Better grooming through science
Gray hair isn't really gray; it just lacks its original pigmentation and appears white because of how it reflects light. Genetics play a role, as Sypura knew.
"My mom was 37 when she had me, and I was 37 when I had my daughter," she said. "The first time I was called grandma was pretty horrendous. But Mom said, "Honey, you better just get used to it.'"
Yet Sypura and her mother were not prematurely gray. A study by the Journal of Investigative Dermatology found that most Caucasian people will begin to gray in their 20s and early 30s, Asian people in their late 30s, and African people not until their 40s.
The trouble is, having only a few gray hairs can make a lovely coiffure appear dull. So women begin coloring their hair, or find that a savvy stylist can help them weather the months while they aspire to Emmylou Harris status.
Science is on the case. Last fall, news leaked that L'Oreal is developing a pill based on a fruit extract that mimics an enzyme that helps cells produce pigment. In theory, the extract could keep hair from turning gray. Such a pill would have to be taken for life, however -- and ideally before the first gray hairs appear, "because we don't think it can reverse the process once it has started," one researcher told the Christian Science Monitor.
Mirror, mirror says it all
Mary Meehan, 57, tracks consumer trends through her Minneapolis firm, Panoramix Global. Her hair began turning white when she was 25. She's never colored it.
She says "granny chic" is getting attention "because there are more of us, and that makes it easier for others to consider it. The question is when and how do you make that choice."
Meehan sees several cultural forces coming to bear, among them the anti-bullying movement. If that seems unexpected, recall its message of being able to be who we are, regardless of physical traits. "Add on to that the green movement, which is about how the products we use are affecting our health," she said.

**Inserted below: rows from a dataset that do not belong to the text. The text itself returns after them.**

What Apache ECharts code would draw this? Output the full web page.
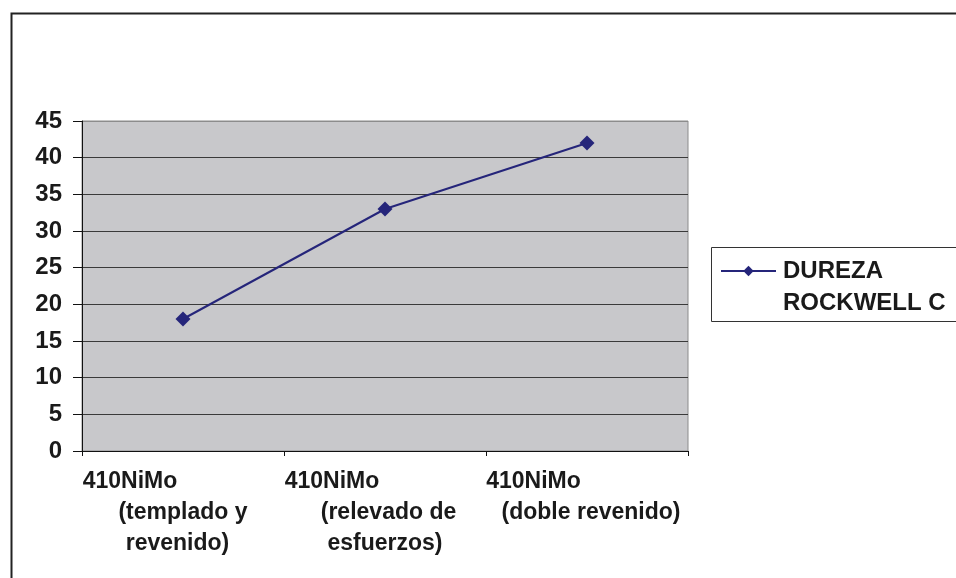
<!DOCTYPE html>
<html>
<head>
<meta charset="utf-8">
<script src="https://cdn.jsdelivr.net/npm/echarts@6/dist/echarts.min.js"></script>
<style>
  html, body { margin: 0; padding: 0; background: #fff; }
  #chart { width: 956px; height: 578px; }
</style>
</head>
<body>
<div id="chart"></div>
<script>
// Hardness (Rockwell C) of 410NiMo under three heat treatments
const categories = [
  '410NiMo (templado y revenido)',
  '410NiMo (relevado de esfuerzos)',
  '410NiMo (doble revenido)'
];
// Each category label split into its printed lines
const categoryLines = [
  ['410NiMo', '(templado y', 'revenido)'],
  ['410NiMo', '(relevado de', 'esfuerzos)'],
  ['410NiMo', '(doble revenido)']
];
const seriesName = 'DUREZA ROCKWELL C';
const legendLines = ['DUREZA', 'ROCKWELL C'];
const hardnessValues = [18, 33, 42];
const yTicks = [0, 5, 10, 15, 20, 25, 30, 35, 40, 45];

const mainFont = '"Liberation Sans", Arial, sans-serif';

// [right, left] padding per label line: nudges each line off its category centre
const lineShift = [
  [[106, 0], [0, 0], [11, 0]],
  [[106, 0], [0, 7], [0, 0]],
  [[107, 0], [0, 8]]
];
const rich = {};
lineShift.forEach((row, i) => {
  row.forEach((p, j) => {
    rich['c' + i + '_' + j] = {
      fontFamily: mainFont, fontWeight: 'bold', fontSize: 23,
      color: '#1a1a1a', lineHeight: 31, padding: [0, p[0], 0, p[1]]
    };
  });
});

const chart = echarts.init(document.getElementById('chart'), null, { renderer: 'canvas' });

const gridColors = yTicks.map((v, i) => i === yTicks.length - 1 ? '#8c8c8c' : '#3a3a3a');

chart.setOption({
  animation: false,
  backgroundColor: '#ffffff',
  textStyle: { fontFamily: mainFont },
  graphic: [
    { // outer frame of the chart
      type: 'rect', left: 9, top: 11, silent: true,
      shape: { width: 1000, height: 1000 },
      style: { fill: 'none', stroke: '#222', lineWidth: 2 }
    },
    { // legend frame
      type: 'rect', left: 711, top: 247, silent: true, z: 0,
      shape: { width: 300, height: 74 },
      style: { fill: '#fff', stroke: '#333', lineWidth: 1 }
    }
  ],
  grid: {
    left: 82, right: 268, top: 121, bottom: 127,
    show: true, backgroundColor: '#c8c8cb', borderColor: '#8c8c8c', borderWidth: 1
  },
  legend: {
    show: true,
    left: 711, top: 227,
    padding: [0, 0, 0, 9],
    itemWidth: 55, itemHeight: 13,
    itemGap: 0,
    orient: 'vertical',
    z: 5,
    // an empty leading line keeps the icon level with the first text line
    formatter: () => '{e| }\n' + legendLines.map(t => '{t|' + t + '}').join('\n'),
    textStyle: {
      rich: {
        e: { fontSize: 24, lineHeight: 32 },
        t: {
          fontFamily: mainFont, fontWeight: 'bold', fontSize: 24, color: '#1a1a1a',
          lineHeight: 32, padding: [0, 0, 0, 2]
        }
      }
    },
    data: [seriesName]
  },
  xAxis: {
    type: 'category',
    data: categories,
    boundaryGap: true,
    axisLine: { show: true, lineStyle: { color: '#111', width: 1 } },
    axisTick: { show: true, length: 5, lineStyle: { color: '#111' } },
    axisLabel: {
      interval: 0,
      margin: 15,
      align: 'center',
      formatter: (value, idx) =>
        categoryLines[idx].map((t, j) => '{c' + idx + '_' + j + '|' + t + '}').join('\n'),
      rich: rich
    },
    splitLine: { show: false }
  },
  yAxis: {
    type: 'value',
    min: 0, max: 45, interval: 5,
    axisLine: { show: true, lineStyle: { color: '#111', width: 1 } },
    axisTick: { show: true, length: 9, lineStyle: { color: '#111' } },
    axisLabel: {
      margin: 20,
      fontFamily: mainFont, fontWeight: 'bold', fontSize: 24, color: '#1a1a1a'
    },
    splitLine: { show: true, lineStyle: { color: gridColors, width: 1 } }
  },
  series: [{
    name: seriesName,
    type: 'line',
    data: hardnessValues,
    symbol: 'diamond',
    symbolSize: 15,
    showSymbol: true,
    lineStyle: { color: '#25257a', width: 2 },
    itemStyle: { color: '#25257a' }
  }]
});
</script>
</body>
</html>
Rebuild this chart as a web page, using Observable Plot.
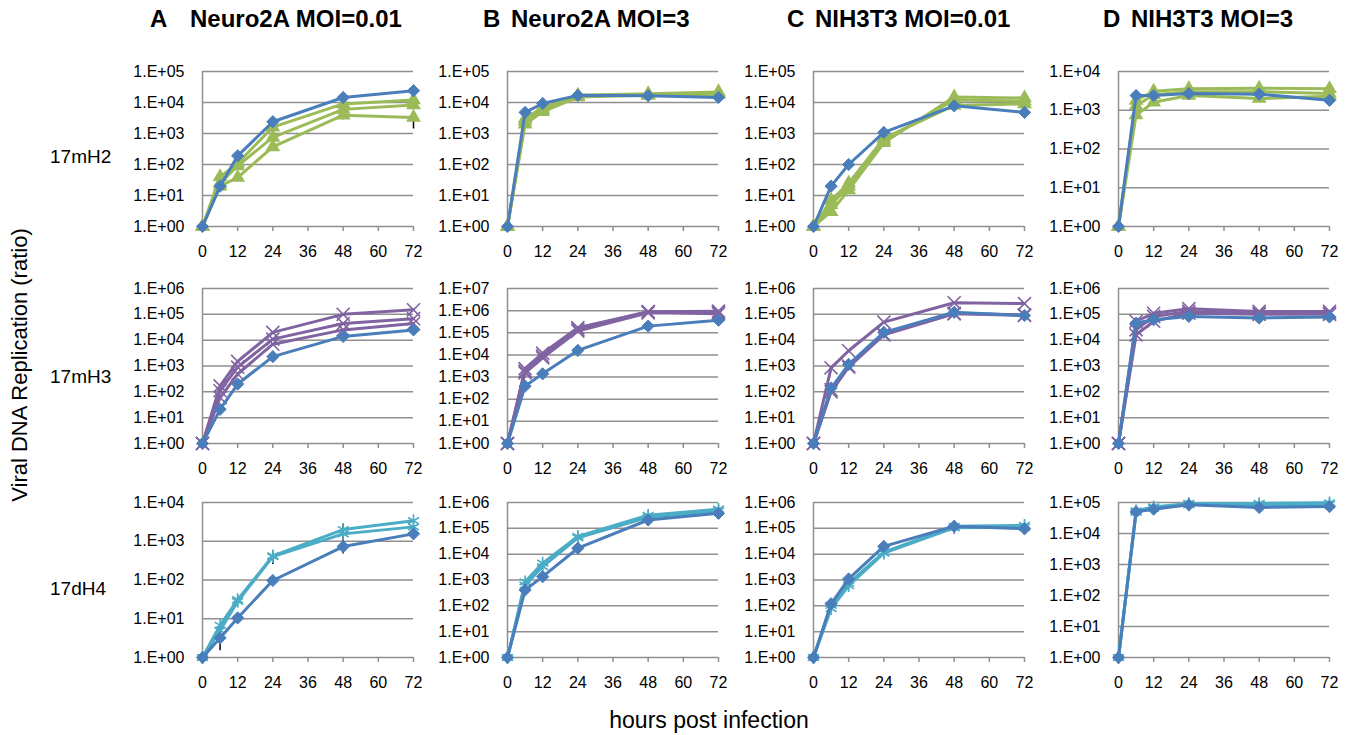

Finally, there's the specter of ageism. "Women are saying, We fought hard to get here. Boomers are maintaining their ground, whether that's real or perceived."
The ultimate judge stands before the bathroom mirror.
Sypura said one of her friends was irked by her decision to embrace her gray, but her husband has been wholly supportive. "He is a wise, wise man," she said, laughing. Mostly, she added, going gray has simplified her life by eliminating any sense of artifice.
"I'm not a good liar," she said. "I wish I was. I really do! But I find it freeing to just be what I really am."